ELLERY QUEEN'S MEMORABLE CHARACTERS

By

Pub Date: Oct. 19th, 1984
Publisher: Doubleday

Older stories predominate in this lackluster collection of 22--going all the way back to 1926 for Melville Davisson Post's ""The Forgotten Witness"" (a solid Colonel Braxton twister) and to 1935 for W.R. Burnett's ""Traveling Light"" (hitchhiker mixed up with ruffians), only Ellery Queen's own ""Cold Money""--from 1952--really seems worthy of excavation, however, with its blessedly lighthearted, neat-turning mystery--the clear standout in a gathering heavy on overlong, humorless stories, many of them in a breathy, matronly mode (like Dorothy Salisbury Davis' ""Spring Fever"" and Charlotte Armstrong's ""The Other Shoe"").
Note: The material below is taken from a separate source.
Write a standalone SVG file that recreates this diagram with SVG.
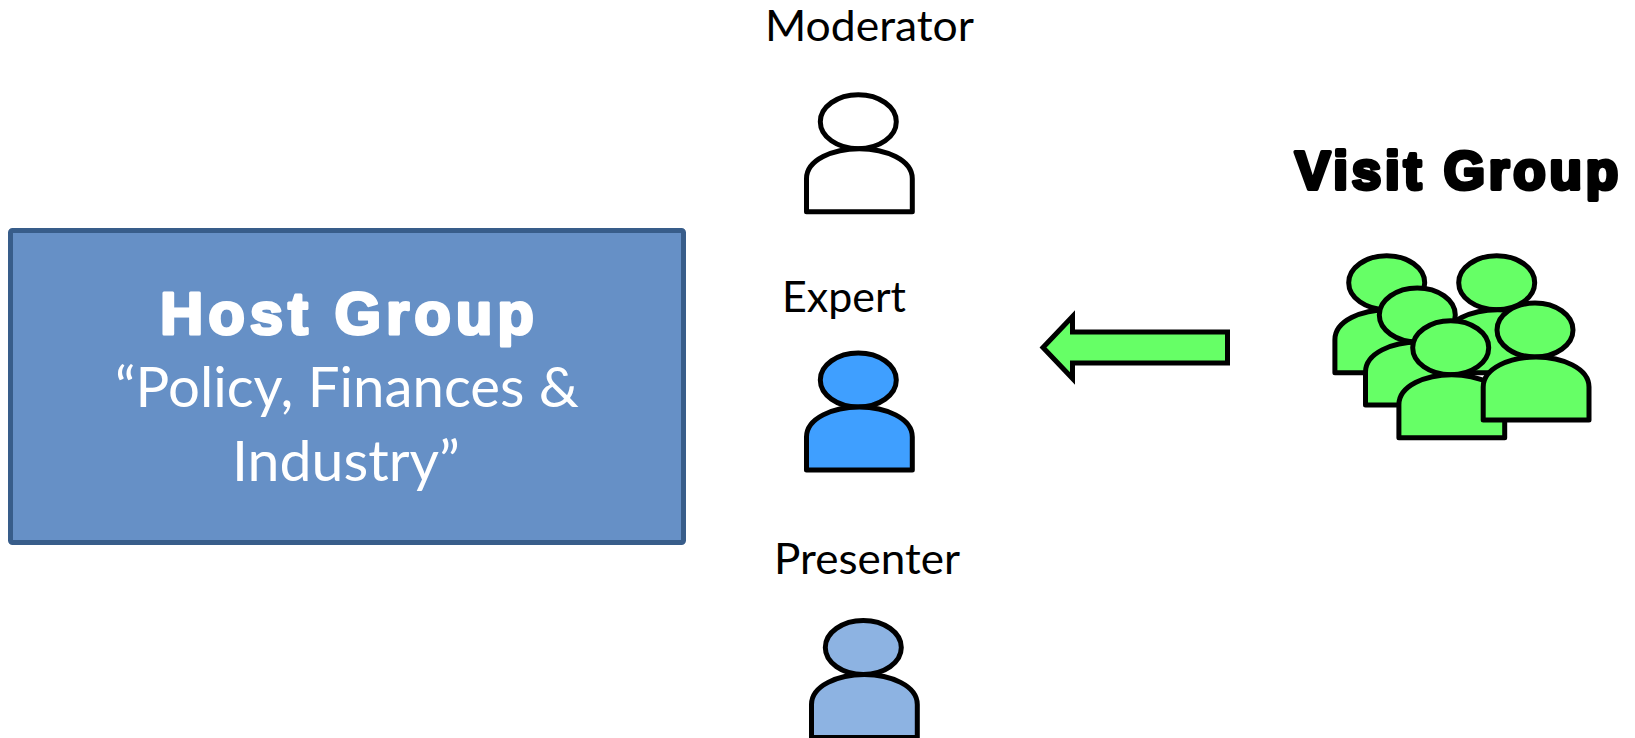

And the better items among the rest include Stanley Ellin's boyhood lesson in power-corruption (""The Day of the Bullet,"" 1959), a stylish murder-in-the-madhouse piece by Peter Godfrey, sturdy kidnap-suspense from Michael Gilbert, and an atmospheric jazz-club murder from William Bankier. Dated stuff, for the most part--with the material from the 1960s often as stiff and archaic as the earlier entries.